J’aime me brûler au contact de la beauté.
L’éclat vénéneux de certaines femelles désarme le sybarite que je suis. Je perds pied sous leurs regards cinglants et leurs sourires de crotales sont un onguent mortel et exquis qui me déplume : ma lyre chaste se transforme en trompette de feu… Leurs paroles douces claquent comme des talons, leurs yeux sont des diamants opaques, leurs lignes rappellent les courbes du serpent. De leurs lèvres minces sortent des vérités féroces : leur langue ressemble à des badines qui sifflent dans l’air. Hautaines et vulnérables, ces petites pestes à la voix aiguë sont en réalité des tempêtes cachées capables d’ébranler tout esthète de mon envergure. De toutes petites choses qui détiennent le plus grand pouvoir au monde.
Et qui le savent.
Ces femmes comme des flammes me séduisent, me ravissent, m’effraient. Venimeuse, terrible, dure et cassante à l’image du cristal, l’esthétique incarnation est mon plus cher enfer.

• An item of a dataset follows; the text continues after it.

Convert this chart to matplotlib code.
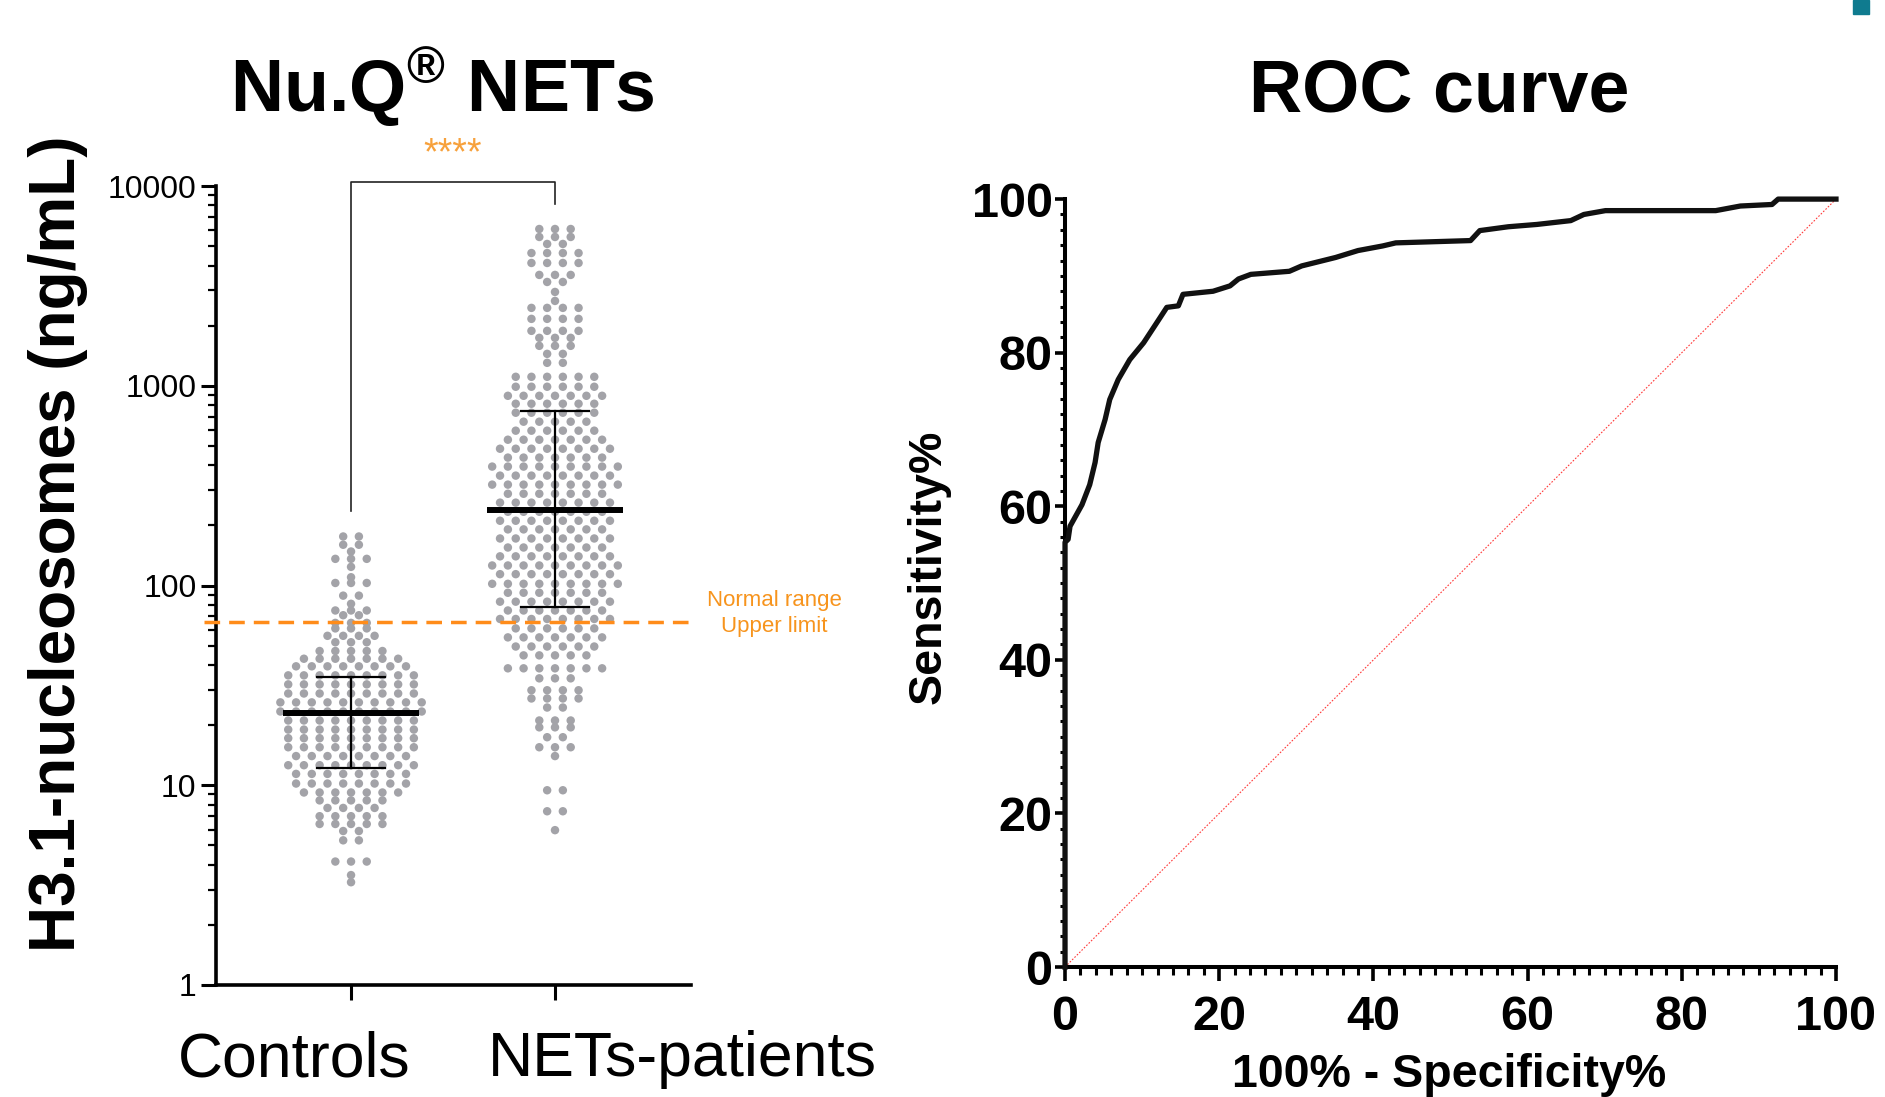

Sveltes, menues, redoutables, les femmes désirables sont le poison vital de l’homme de goût. Leur beauté acérée me tourmente, me caresse et me gifle, me vide de mes mots et me remplit de voluptueuse colère.
La beauté qui joue de ses toxines procède d’un principe supérieur : c’est grâce à ses effets que se perpétue le bel esprit.
De la toxicité des charmes de la créature tentatrice dépend la qualité de la descendance de l’homme de goût qui lui aura déchiré l’hymen.